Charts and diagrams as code
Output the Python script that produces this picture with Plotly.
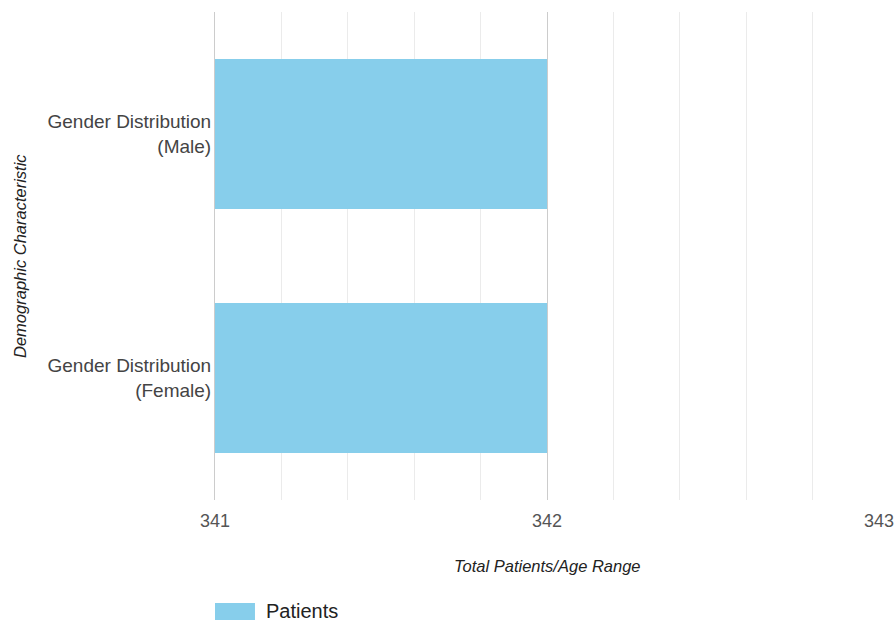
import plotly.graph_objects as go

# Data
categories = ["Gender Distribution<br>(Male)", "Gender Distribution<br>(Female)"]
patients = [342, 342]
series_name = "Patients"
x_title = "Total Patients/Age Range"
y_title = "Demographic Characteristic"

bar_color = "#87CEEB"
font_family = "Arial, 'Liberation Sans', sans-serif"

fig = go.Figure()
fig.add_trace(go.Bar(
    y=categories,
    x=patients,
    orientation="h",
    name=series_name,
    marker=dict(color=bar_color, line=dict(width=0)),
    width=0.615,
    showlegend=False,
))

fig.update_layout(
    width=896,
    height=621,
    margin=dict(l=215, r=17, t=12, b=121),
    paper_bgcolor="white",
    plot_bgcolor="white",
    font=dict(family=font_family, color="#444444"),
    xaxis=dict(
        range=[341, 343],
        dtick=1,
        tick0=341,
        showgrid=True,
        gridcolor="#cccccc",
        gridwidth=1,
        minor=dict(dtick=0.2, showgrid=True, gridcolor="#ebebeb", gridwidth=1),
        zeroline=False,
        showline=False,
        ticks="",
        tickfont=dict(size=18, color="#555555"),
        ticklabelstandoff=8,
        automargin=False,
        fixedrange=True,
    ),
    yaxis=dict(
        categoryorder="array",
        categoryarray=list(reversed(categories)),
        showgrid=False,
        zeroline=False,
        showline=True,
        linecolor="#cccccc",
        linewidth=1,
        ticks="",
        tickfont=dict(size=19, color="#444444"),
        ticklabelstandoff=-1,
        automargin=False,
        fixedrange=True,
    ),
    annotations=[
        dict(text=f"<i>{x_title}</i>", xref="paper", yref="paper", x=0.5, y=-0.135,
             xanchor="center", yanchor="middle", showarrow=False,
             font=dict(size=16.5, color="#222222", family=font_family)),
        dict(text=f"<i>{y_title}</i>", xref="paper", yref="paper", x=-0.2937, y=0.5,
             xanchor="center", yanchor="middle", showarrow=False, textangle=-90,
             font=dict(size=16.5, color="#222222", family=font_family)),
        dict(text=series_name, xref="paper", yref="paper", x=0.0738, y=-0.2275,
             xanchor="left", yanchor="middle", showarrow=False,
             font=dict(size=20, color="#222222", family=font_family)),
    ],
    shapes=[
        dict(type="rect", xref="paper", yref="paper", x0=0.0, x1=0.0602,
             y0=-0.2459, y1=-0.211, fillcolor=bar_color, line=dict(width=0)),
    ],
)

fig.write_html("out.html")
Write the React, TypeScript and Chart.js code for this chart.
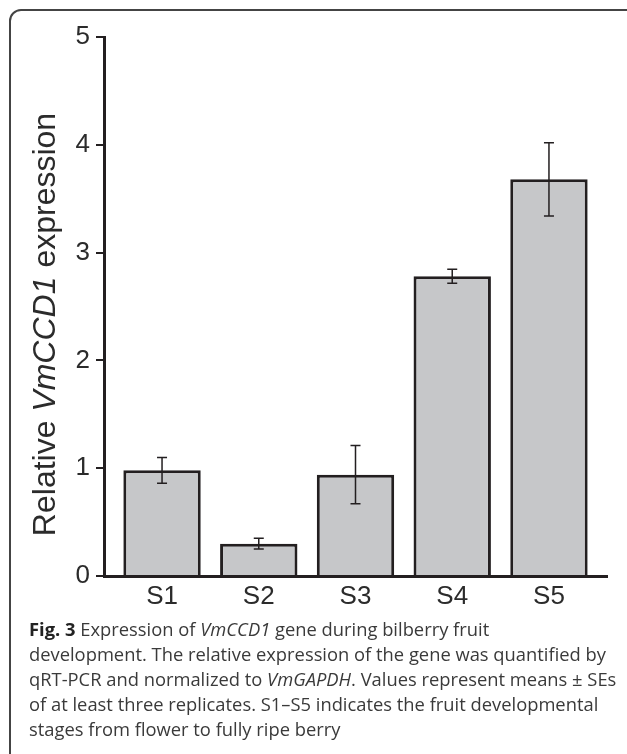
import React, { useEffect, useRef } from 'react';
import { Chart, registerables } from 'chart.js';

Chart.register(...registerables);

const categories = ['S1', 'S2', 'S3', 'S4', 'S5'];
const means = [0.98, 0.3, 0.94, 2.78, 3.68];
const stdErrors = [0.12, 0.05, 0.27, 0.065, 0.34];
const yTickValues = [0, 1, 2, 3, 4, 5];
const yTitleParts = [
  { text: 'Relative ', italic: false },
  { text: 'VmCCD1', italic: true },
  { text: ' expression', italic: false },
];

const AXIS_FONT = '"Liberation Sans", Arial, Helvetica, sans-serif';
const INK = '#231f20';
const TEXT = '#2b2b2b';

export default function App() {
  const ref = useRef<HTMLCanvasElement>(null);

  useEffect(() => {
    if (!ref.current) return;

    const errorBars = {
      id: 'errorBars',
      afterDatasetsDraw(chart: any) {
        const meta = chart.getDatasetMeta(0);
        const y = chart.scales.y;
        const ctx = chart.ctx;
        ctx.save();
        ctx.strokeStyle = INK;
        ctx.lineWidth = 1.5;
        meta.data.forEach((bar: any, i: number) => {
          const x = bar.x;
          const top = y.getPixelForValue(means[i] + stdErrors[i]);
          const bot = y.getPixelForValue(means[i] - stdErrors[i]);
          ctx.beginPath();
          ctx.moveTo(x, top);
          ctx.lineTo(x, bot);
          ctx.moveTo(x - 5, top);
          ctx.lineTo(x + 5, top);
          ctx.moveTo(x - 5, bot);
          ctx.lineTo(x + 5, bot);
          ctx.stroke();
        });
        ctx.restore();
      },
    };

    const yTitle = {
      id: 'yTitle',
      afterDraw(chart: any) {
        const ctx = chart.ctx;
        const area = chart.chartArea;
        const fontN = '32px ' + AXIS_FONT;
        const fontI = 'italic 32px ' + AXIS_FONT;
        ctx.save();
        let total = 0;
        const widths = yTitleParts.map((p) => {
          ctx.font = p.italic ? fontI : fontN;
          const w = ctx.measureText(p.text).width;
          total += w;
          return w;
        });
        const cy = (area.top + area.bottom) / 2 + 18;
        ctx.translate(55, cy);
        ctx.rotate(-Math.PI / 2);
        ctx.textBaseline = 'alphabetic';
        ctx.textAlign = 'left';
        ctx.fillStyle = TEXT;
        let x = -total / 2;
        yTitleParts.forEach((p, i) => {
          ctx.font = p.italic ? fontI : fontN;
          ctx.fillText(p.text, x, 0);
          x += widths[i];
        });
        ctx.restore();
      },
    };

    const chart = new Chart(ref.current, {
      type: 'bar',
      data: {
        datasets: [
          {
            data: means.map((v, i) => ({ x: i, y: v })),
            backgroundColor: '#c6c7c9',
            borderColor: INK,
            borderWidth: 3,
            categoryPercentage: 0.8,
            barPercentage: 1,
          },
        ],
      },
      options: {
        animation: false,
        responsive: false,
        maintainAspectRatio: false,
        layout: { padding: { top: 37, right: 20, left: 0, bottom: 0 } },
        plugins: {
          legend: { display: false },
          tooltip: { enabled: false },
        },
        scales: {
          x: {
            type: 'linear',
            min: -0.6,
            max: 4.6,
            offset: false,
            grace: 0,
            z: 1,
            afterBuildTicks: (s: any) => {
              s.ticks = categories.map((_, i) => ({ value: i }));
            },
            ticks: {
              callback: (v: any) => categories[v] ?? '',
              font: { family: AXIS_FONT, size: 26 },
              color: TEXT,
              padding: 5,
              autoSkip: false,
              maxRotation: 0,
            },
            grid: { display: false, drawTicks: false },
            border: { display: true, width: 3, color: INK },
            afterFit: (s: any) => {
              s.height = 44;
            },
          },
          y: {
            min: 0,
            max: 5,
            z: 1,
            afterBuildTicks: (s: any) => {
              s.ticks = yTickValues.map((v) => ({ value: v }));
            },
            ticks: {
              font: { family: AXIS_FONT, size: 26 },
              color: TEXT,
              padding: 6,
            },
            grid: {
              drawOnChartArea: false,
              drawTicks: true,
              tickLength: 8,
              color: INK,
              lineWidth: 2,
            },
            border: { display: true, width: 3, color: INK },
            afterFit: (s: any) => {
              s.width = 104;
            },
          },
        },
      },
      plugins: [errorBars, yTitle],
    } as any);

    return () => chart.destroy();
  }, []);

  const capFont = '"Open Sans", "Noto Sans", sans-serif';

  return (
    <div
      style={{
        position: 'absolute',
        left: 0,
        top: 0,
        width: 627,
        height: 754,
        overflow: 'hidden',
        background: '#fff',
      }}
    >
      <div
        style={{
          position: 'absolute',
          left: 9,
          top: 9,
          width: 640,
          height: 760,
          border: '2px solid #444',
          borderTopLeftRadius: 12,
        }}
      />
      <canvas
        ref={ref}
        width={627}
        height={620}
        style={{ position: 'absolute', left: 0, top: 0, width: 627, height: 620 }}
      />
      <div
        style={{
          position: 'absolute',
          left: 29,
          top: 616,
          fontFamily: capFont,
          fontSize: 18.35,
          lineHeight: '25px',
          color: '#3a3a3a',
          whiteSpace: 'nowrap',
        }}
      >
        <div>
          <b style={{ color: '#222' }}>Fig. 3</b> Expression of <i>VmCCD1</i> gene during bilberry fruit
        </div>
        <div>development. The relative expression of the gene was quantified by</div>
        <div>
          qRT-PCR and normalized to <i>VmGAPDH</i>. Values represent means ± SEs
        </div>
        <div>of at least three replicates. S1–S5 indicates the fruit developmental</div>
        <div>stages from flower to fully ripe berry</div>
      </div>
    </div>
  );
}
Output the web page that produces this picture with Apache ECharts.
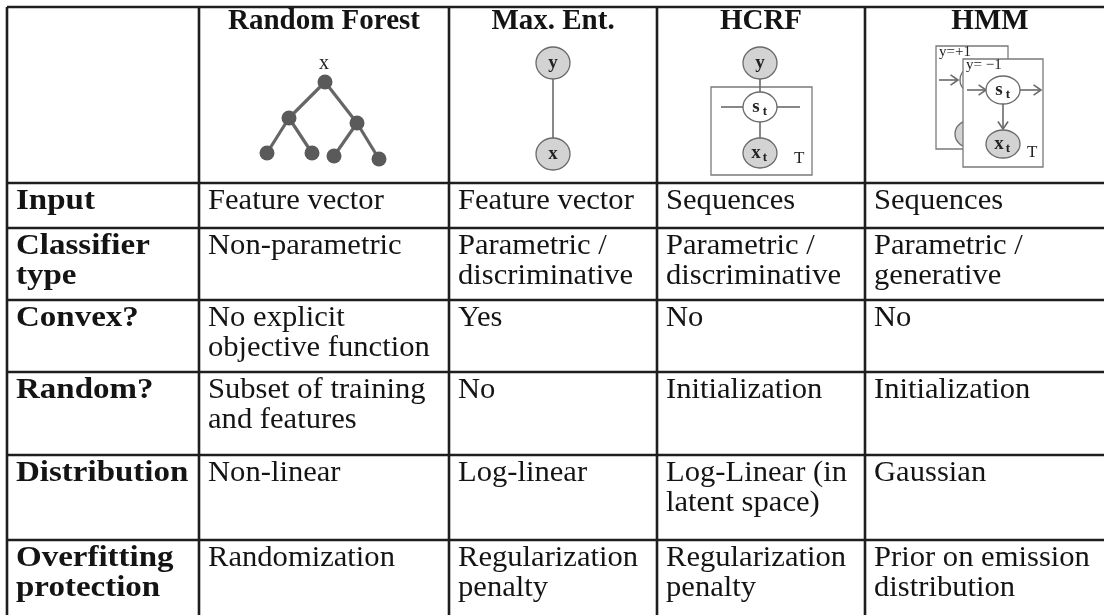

The problem - Copy each line of the records that contains the word "produces".

Worked answer -
Output the Python script that produces this picture with Plotly.
Output the web page that produces this picture with Apache ECharts.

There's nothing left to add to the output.